Türkiye'de psikolojik destek hâlâ bir tabu, hâlâ “zayıflık” olarak algılanıyor. Bir genç kendini ifade edemiyorsa, içini dökemiyorsa, yardım istemekten korkuyorsa bu sadece bireyin değil, o bireyi yetiştiren kültürün de sorumluluğudur.

Toplum olarak hâlâ “başarısızlık, yalnızlık, kaygı” gibi insani duygulara karşı hoşgörüsüzüz. Hâlâ gençlerin “bir derdi varsa” onu ‘geçici bir kriz’ diye yaftalıyor, ‘dua et geçer’ diyerek susturuyoruz. Oysa bazı acılar geçmiyor, büyüyor. İçten içe…
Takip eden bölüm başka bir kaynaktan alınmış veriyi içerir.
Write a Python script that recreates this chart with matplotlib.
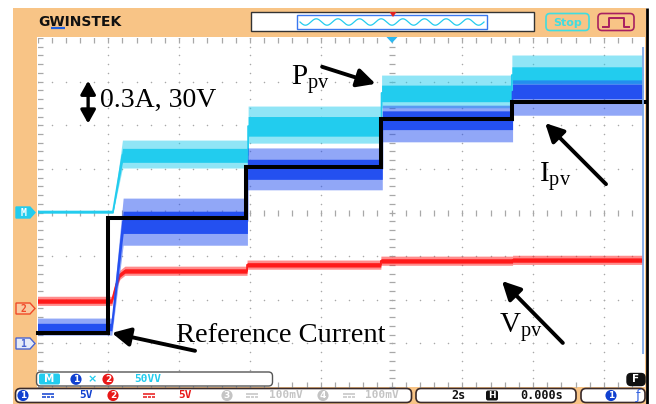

Bir toplumu sadece yaptığı şeyler değil, yapmadıkları da tanımlar. Göremediğimiz, görmezden geldiğimiz her gencin çığlığı, bir gün hepimizi vurabilir. Çünkü insanın en temel ihtiyacı görülmek, anlaşılmak ve varlığının bir değer taşıdığını hissetmektir.

Sena’nın ölümünü sadece adli vaka olarak görmek, onun hikâyesini unutturur. Oysa biz her genç hayatı yaşatmak için sosyal politikalar üretmek, okullarda psikolojik danışmanlık sistemini güçlendirmek ve ‘duygusal farkındalığı’ bir eğitim standardı haline getirmek zorundayız.

Her intihar yalnızca bir kayıp değil, bir uyarıdır.
Sena Düzgün’ün ardından sessiz kalırsak, bu uyarıyı da görmezden geliriz.
Bir genç daha susarak gitmesin diye, toplum olarak konuşmalı, sorgulamalı ve artık değişmeliyiz.

Çünkü her intihar, toplumsal bir cinayettir.